As a logical extension of these preoccupations, Martinez has pursued an activity as a designer in parallel with his artworks. The line that divides these two parts of the artist’s creativity is often particularly fuzzy, though his design work necessarily tends to graft itself onto functional objects. That said, it could easily be claimed that the wall described above is also a functional thing, and certainly the artwork Blush relates closely to a number of objects designed by Martinez. One of his most recent projects is a computer screensaver that essentially transforms the computer into a lamp whose various parameters of color and intensity can be modified by the user.

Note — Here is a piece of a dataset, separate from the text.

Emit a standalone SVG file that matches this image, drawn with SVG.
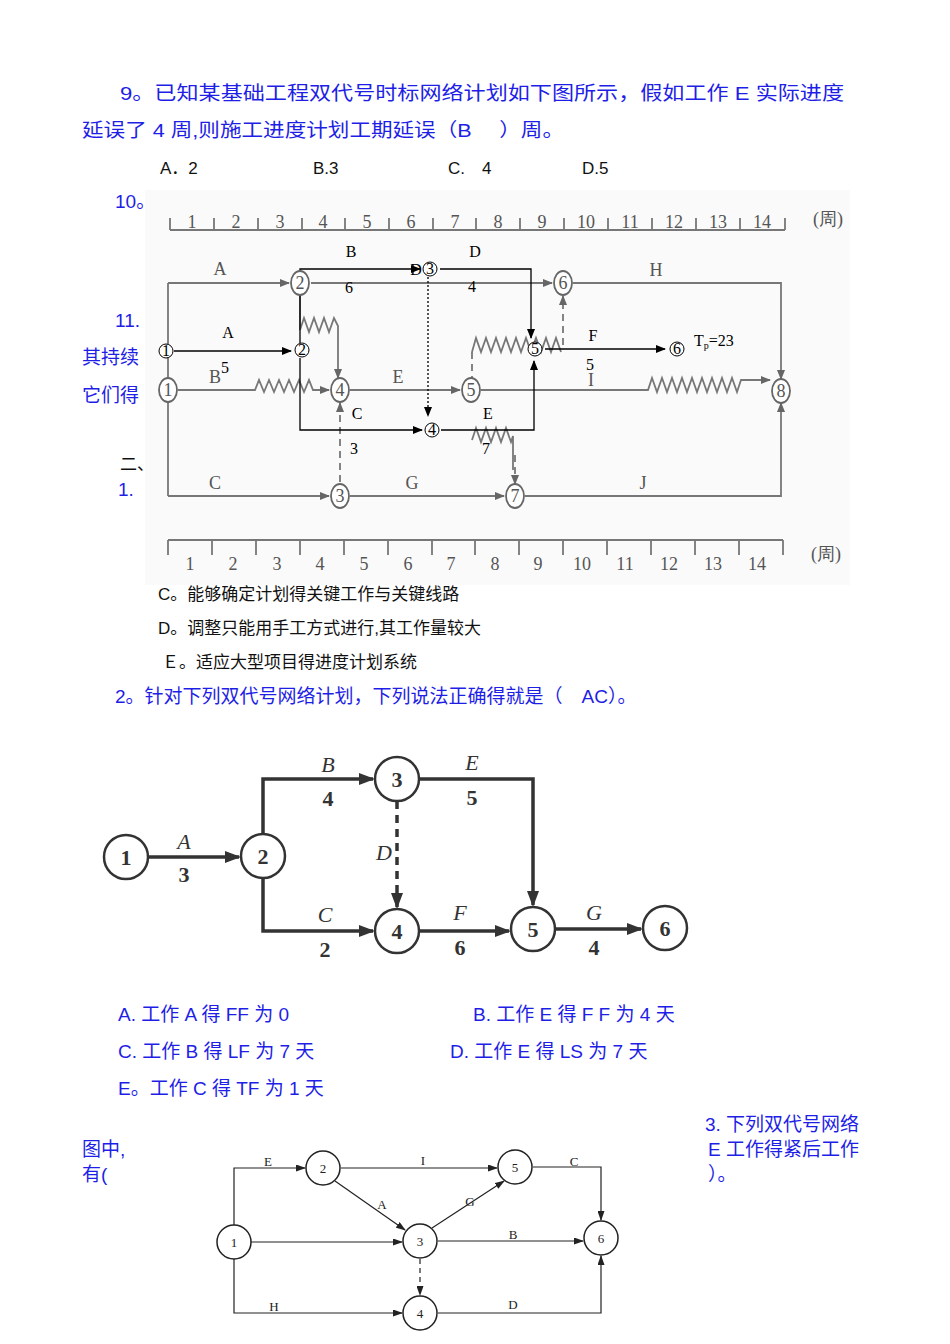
<svg xmlns="http://www.w3.org/2000/svg" width="950" height="1344" viewBox="0 0 950 1344">
<style>
.bt{font-family:"Liberation Sans","Noto Sans CJK SC",sans-serif;fill:#1e1ee6;font-size:19px}
.bk{font-family:"Liberation Sans","Noto Sans CJK SC",sans-serif;fill:#111;font-size:17px}
.g{stroke:#777;stroke-width:1.8;fill:none}
.gt{font-family:"Liberation Serif",serif;fill:#555;font-size:18px}
.k{stroke:#000;stroke-width:1.3;fill:none}
.kt{font-family:"Liberation Serif",serif;fill:#000;font-size:16px}
.gn{fill:#fff;stroke:#666;stroke-width:1.8}
.kn{fill:#fff;stroke:#000;stroke-width:1}
.n2{fill:#fff;stroke:#333;stroke-width:2.5}
.t2{font-family:"Liberation Serif",serif;font-size:22px;fill:#333;font-style:italic}
.t2n{font-family:"Liberation Serif",serif;font-size:22px;fill:#333;font-weight:bold}
.w2{stroke:#333;stroke-width:3.5;fill:none}
.n3{fill:#fff;stroke:#222;stroke-width:1.5}
.l3{stroke:#222;stroke-width:1.2;fill:none}
.t3{font-family:"Liberation Serif",serif;font-size:13px;fill:#222}
</style>
<defs>
<marker id="ag" markerWidth="10" markerHeight="8" refX="9" refY="4" orient="auto" markerUnits="userSpaceOnUse"><path d="M0,0L10,4L0,8z" fill="#666"/></marker>
<marker id="ak" markerWidth="10" markerHeight="8" refX="9" refY="4" orient="auto" markerUnits="userSpaceOnUse"><path d="M0,0L10,4L0,8z" fill="#000"/></marker>
<marker id="a2" markerWidth="16" markerHeight="12" refX="14" refY="6" orient="auto" markerUnits="userSpaceOnUse"><path d="M0,0L16,6L0,12z" fill="#333"/></marker>
<marker id="a3" markerWidth="10" markerHeight="7" refX="9" refY="3.5" orient="auto" markerUnits="userSpaceOnUse"><path d="M0,0L10,3.5L0,7z" fill="#222"/></marker>
</defs>
<rect width="950" height="1344" fill="#fff"/>
<rect x="145" y="190" width="705" height="395" fill="#fafafa"/>

<text class="bt" x="120" y="100" font-size="20" textLength="724" lengthAdjust="spacingAndGlyphs">9。已知某基础工程双代号时标网络计划如下图所示，假如工作 E 实际进度</text>
<text class="bt" x="82" y="137" font-size="20" textLength="482" lengthAdjust="spacingAndGlyphs">延误了 4 周,则施工进度计划工期延误（B　 ）周。</text>
<g class="bk" font-size="19"><text x="160" y="174">A．2</text><text x="313" y="174">B.3</text><text x="448" y="174">C.　4</text><text x="582" y="174">D.5</text></g>
<text class="bt" x="115" y="208" font-size="17">10。</text>
<text class="bt" x="115" y="327" font-size="17">11.</text>
<text class="bt" x="82" y="364" font-size="17">其持续</text>
<text class="bt" x="82" y="402" font-size="17">它们得</text>
<text class="bk" x="120" y="470" font-size="15">二、</text>
<text class="bt" x="118" y="496" font-size="17">1.</text>

<g id="scale-top">
<path class="g" d="M170,230H785M170,218V230M214,218V230M258,218V230M302,218V230M345,218V230M389,218V230M433,218V230M476,218V230M520,218V230M564,218V230M608,218V230M652,218V230M696,218V230M740,218V230M785,218V230"/>
<g class="gt" text-anchor="middle"><text x="192" y="228">1</text><text x="236" y="228">2</text><text x="280" y="228">3</text><text x="323" y="228">4</text><text x="367" y="228">5</text><text x="411" y="228">6</text><text x="455" y="228">7</text><text x="498" y="228">8</text><text x="542" y="228">9</text><text x="586" y="228">10</text><text x="630" y="228">11</text><text x="674" y="228">12</text><text x="718" y="228">13</text><text x="762" y="228">14</text><text x="828" y="225">(周)</text></g>
</g>
<g id="scale-bottom">
<path class="g" d="M168,540H783M168,540V555M212,540V555M256,540V555M300,540V555M344,540V555M388,540V555M432,540V555M475,540V555M519,540V555M563,540V555M607,540V555M651,540V555M695,540V555M739,540V555M783,540V555"/>
<g class="gt" text-anchor="middle"><text x="190" y="570">1</text><text x="233" y="570">2</text><text x="277" y="570">3</text><text x="320" y="570">4</text><text x="364" y="570">5</text><text x="408" y="570">6</text><text x="451" y="570">7</text><text x="495" y="570">8</text><text x="538" y="570">9</text><text x="582" y="570">10</text><text x="625" y="570">11</text><text x="669" y="570">12</text><text x="713" y="570">13</text><text x="757" y="570">14</text><text x="826" y="560">(周)</text></g>
</g>

<g id="connectors">
<path class="g" d="M168,283V378M168,402V496" />
<path class="g" d="M168,283H289" marker-end="url(#ag)"/>
<path class="g" d="M311,283H552" marker-end="url(#ag)"/>
<path class="g" d="M573,283H781V379" marker-end="url(#ag)"/>
<path class="g" d="M178,390H255l4,-10l5,12l5,-12l5,12l5,-12l5,12l5,-12l5,12l5,-12l5,12l5,-12l4,10H329" marker-end="url(#ag)"/>
<path class="g" d="M350,390H460" marker-end="url(#ag)"/>
<path class="g" d="M481,390H648l4,-12l5,14l5,-14l5,14l5,-14l5,14l5,-14l5,14l5,-14l5,14l5,-14l5,14l5,-14l5,14l5,-14l5,14l5,-14l5,14l4,-12H770" marker-end="url(#ag)"/>
<path class="g" d="M168,496H329" marker-end="url(#ag)"/>
<path class="g" d="M350,496H504" marker-end="url(#ag)"/>
<path class="g" d="M525,496H781V403" marker-end="url(#ag)"/>
<path class="g" d="M300,295V330l4,-12l5,14l5,-14l5,14l5,-14l5,14l5,-14l4,8V378" marker-end="url(#ag)"/>
<path class="g" stroke-dasharray="7,5" d="M340,482V403" marker-end="url(#ag)"/>
<path class="g" d="M472,352l4,-14l5,14l5,-14l5,14l5,-14l5,14l5,-14l5,14l5,-14l5,14l5,-14l5,14l5,-14l5,14l5,-14l5,14l5,-14l5,14"/>
<path class="g" stroke-dasharray="7,5" d="M472,352V378M563,345V296" marker-end="url(#ag)"/>
<path class="g" d="M472,440l4,-12l5,14l5,-14l5,14l5,-14l5,14l5,-14l5,14l2,-6V470"/>
<path class="g" stroke-dasharray="7,5" d="M515,455V484" marker-end="url(#ag)"/>

<path class="k" d="M174,351H291" marker-end="url(#ak)"/>
<path class="k" d="M300,343V269H420" marker-end="url(#ak)"/>
<path class="k" d="M300,358V430H422" marker-end="url(#ak)"/>
<path class="k" d="M440,269H531V338" marker-end="url(#ak)"/>
<path class="k" stroke-dasharray="2,2" d="M428,277V416" marker-end="url(#ak)"/>
<path class="k" d="M441,430H534V361" marker-end="url(#ak)"/>
<path class="k" d="M545,349H665" marker-end="url(#ak)"/>
</g>

<g id="gray-labels" class="gt" text-anchor="middle">
<text x="220" y="275">A</text><text x="656" y="276">H</text><text x="215" y="383">B</text><text x="398" y="383">E</text><text x="591" y="386">I</text><text x="215" y="489">C</text><text x="412" y="489">G</text><text x="643" y="489">J</text>
</g>
<g id="black-labels" class="kt" text-anchor="middle">
<text x="351" y="257">B</text><text x="349" y="293">6</text><text x="475" y="257">D</text><text x="472" y="292">4</text><text x="416" y="275">D</text>
<text x="228" y="338">A</text><text x="225" y="373">5</text><text x="357" y="419">C</text><text x="354" y="454">3</text><text x="488" y="419">E</text><text x="486" y="454">7</text>
<text x="593" y="341">F</text><text x="590" y="370">5</text>
<text x="694" y="346" text-anchor="start">T<tspan font-size="10" dy="3">p</tspan><tspan dy="-3">=23</tspan></text>
</g>

<g id="g1"><ellipse class="gn" cx="168" cy="390" rx="9" ry="12"/><text class="gt" x="168" y="396" text-anchor="middle" font-size="16">1</text></g>
<g id="g2"><ellipse class="gn" cx="300" cy="283" rx="9" ry="12"/><text class="gt" x="300" y="289" text-anchor="middle" font-size="16">2</text></g>
<g id="g6"><ellipse class="gn" cx="563" cy="283" rx="9" ry="12"/><text class="gt" x="563" y="289" text-anchor="middle" font-size="16">6</text></g>
<g id="g4"><ellipse class="gn" cx="340" cy="390" rx="9" ry="12"/><text class="gt" x="340" y="396" text-anchor="middle" font-size="16">4</text></g>
<g id="g5"><ellipse class="gn" cx="471" cy="390" rx="9" ry="12"/><text class="gt" x="471" y="396" text-anchor="middle" font-size="16">5</text></g>
<g id="g8"><ellipse class="gn" cx="781" cy="391" rx="9" ry="12"/><text class="gt" x="781" y="397" text-anchor="middle" font-size="16">8</text></g>
<g id="g3"><ellipse class="gn" cx="340" cy="496" rx="9" ry="12"/><text class="gt" x="340" y="502" text-anchor="middle" font-size="16">3</text></g>
<g id="g7"><ellipse class="gn" cx="515" cy="496" rx="9" ry="12"/><text class="gt" x="515" y="502" text-anchor="middle" font-size="16">7</text></g>

<g id="k1"><circle class="kn" cx="166" cy="351" r="7"/><text class="kt" x="166" y="356" text-anchor="middle" font-size="12">1</text></g>
<g id="k2"><circle class="kn" cx="302" cy="350" r="7"/><text class="kt" x="302" y="355" text-anchor="middle" font-size="12">2</text></g>
<g id="k3"><circle class="kn" cx="430" cy="269" r="7"/><text class="kt" x="430" y="274" text-anchor="middle" font-size="12">3</text></g>
<g id="k4"><circle class="kn" cx="432" cy="430" r="7"/><text class="kt" x="432" y="435" text-anchor="middle" font-size="12">4</text></g>
<g id="k5"><circle class="kn" cx="535" cy="349" r="7"/><text class="kt" x="535" y="354" text-anchor="middle" font-size="12">5</text></g>
<g id="k6"><circle class="kn" cx="677" cy="349" r="7"/><text class="kt" x="677" y="354" text-anchor="middle" font-size="12">6</text></g>

<text class="bk" x="158" y="600" font-size="16">C。能够确定计划得关键工作与关键线路</text>
<text class="bk" x="158" y="634">D。调整只能用手工方式进行,其工作量较大</text>
<text class="bk" x="162" y="668">Ｅ。适应大型项目得进度计划系统</text>
<text class="bt" x="115" y="703" font-size="18">2。针对下列双代号网络计划，下列说法正确得就是（　AC）。</text>

<g id="net2-connectors">
<path class="w2" d="M149,857H239" marker-end="url(#a2)"/>
<path class="w2" d="M263,834V779H373" marker-end="url(#a2)"/>
<path class="w2" d="M263,878V931H373" marker-end="url(#a2)"/>
<path class="w2" d="M420,779H533V905" marker-end="url(#a2)"/>
<path class="w2" stroke-dasharray="8,6" stroke-width="2.5" d="M397,801V907" marker-end="url(#a2)"/>
<path class="w2" d="M420,931H509" marker-end="url(#a2)"/>
<path class="w2" d="M556,929H641" marker-end="url(#a2)"/>
</g>
<g class="t2" text-anchor="middle">
<text x="184" y="849">A</text>
<text x="328" y="772">B</text>
<text x="472" y="770">E</text>
<text x="384" y="860">D</text>
<text x="325" y="922">C</text>
<text x="460" y="920">F</text>
<text x="594" y="920">G</text>
</g>
<g class="t2n" text-anchor="middle">
<text x="184" y="882">3</text><text x="328" y="806">4</text><text x="472" y="805">5</text><text x="325" y="957">2</text><text x="460" y="955">6</text><text x="594" y="955">4</text>
</g>
<g id="n2-1"><circle class="n2" cx="126" cy="857" r="22"/><text class="t2n" x="126" y="865" text-anchor="middle">1</text></g>
<g id="n2-2"><circle class="n2" cx="263" cy="856" r="22"/><text class="t2n" x="263" y="864" text-anchor="middle">2</text></g>
<g id="n2-3"><circle class="n2" cx="397" cy="779" r="22"/><text class="t2n" x="397" y="787" text-anchor="middle">3</text></g>
<g id="n2-4"><circle class="n2" cx="397" cy="931" r="22"/><text class="t2n" x="397" y="939" text-anchor="middle">4</text></g>
<g id="n2-5"><circle class="n2" cx="533" cy="929" r="22"/><text class="t2n" x="533" y="937" text-anchor="middle">5</text></g>
<g id="n2-6"><circle class="n2" cx="665" cy="928" r="22"/><text class="t2n" x="665" y="936" text-anchor="middle">6</text></g>

<text class="bt" x="118" y="1021" font-size="18">A.  工作 A 得 FF 为 0</text>
<text class="bt" x="473" y="1021" font-size="18">B. 工作 E 得 F F 为 4 天</text>
<text class="bt" x="118" y="1058" font-size="18">C. 工作 B 得 LF 为 7 天</text>
<text class="bt" x="450" y="1058" font-size="18">D. 工作 E 得 LS 为 7 天</text>
<text class="bt" x="118" y="1095" font-size="18">E。工作 C 得 TF 为 1 天</text>
<text class="bt" x="705" y="1131" font-size="18">3. 下列双代号网络</text>
<text class="bt" x="708" y="1156" font-size="18">E 工作得紧后工作</text>
<text class="bt" x="708" y="1181" font-size="18">）。</text>
<text class="bt" x="82" y="1156" font-size="18">图中,</text>
<text class="bt" x="82" y="1181" font-size="18">有(</text>

<g id="net3-connectors">
<path class="l3" d="M234,1225V1168H305" marker-end="url(#a3)"/>
<path class="l3" d="M341,1168H497" marker-end="url(#a3)"/>
<path class="l3" d="M533,1167H601V1220" marker-end="url(#a3)"/>
<path class="l3" d="M335,1181L405,1230" marker-end="url(#a3)"/>
<path class="l3" d="M432,1228L504,1181" marker-end="url(#a3)"/>
<path class="l3" d="M251,1242H402" marker-end="url(#a3)"/>
<path class="l3" d="M438,1241H583" marker-end="url(#a3)"/>
<path class="l3" stroke-dasharray="5,4" d="M420,1259V1295" marker-end="url(#a3)"/>
<path class="l3" d="M234,1259V1313H402" marker-end="url(#a3)"/>
<path class="l3" d="M438,1313H601V1256" marker-end="url(#a3)"/>
</g>
<g class="t3" text-anchor="middle">
<text x="268" y="1166">E</text><text x="423" y="1165">I</text><text x="574" y="1166">C</text><text x="382" y="1209">A</text><text x="470" y="1206">G</text><text x="513" y="1239">B</text><text x="274" y="1311">H</text><text x="513" y="1309">D</text>
</g>
<g id="n3-1"><circle class="n3" cx="234" cy="1242" r="17"/><text class="t3" x="234" y="1247" text-anchor="middle">1</text></g>
<g id="n3-2"><circle class="n3" cx="323" cy="1168" r="17"/><text class="t3" x="323" y="1173" text-anchor="middle">2</text></g>
<g id="n3-3"><circle class="n3" cx="420" cy="1241" r="17"/><text class="t3" x="420" y="1246" text-anchor="middle">3</text></g>
<g id="n3-4"><circle class="n3" cx="420" cy="1313" r="17"/><text class="t3" x="420" y="1318" text-anchor="middle">4</text></g>
<g id="n3-5"><circle class="n3" cx="515" cy="1167" r="17"/><text class="t3" x="515" y="1172" text-anchor="middle">5</text></g>
<g id="n3-6"><circle class="n3" cx="601" cy="1238" r="17"/><text class="t3" x="601" y="1243" text-anchor="middle">6</text></g>
</svg>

The Martinez Click Lamp has been named Best of Category winner in the 2010 I.D Annual Design Review Competition, and is currently on view at the AIGA National Design Center in New York.

Patrick Martinez was born in Besançon, France in 1969 and studied in Grenoble and Paris before leaving to live in Tokyo and finally settling in New York. He has exhibited widely in Europe, Japan and the US including at The Showroom, London; Galerie Georges-Philippe & Nathalie Vallois, Paris; Galerie Anne Barrault, Paris; Futura, Prague; Metrònom, Barcelona; Intercommunication Center, Tokyo; D’Amelio Terras, New York; Exit Art, New York; Artists’ Space, New York.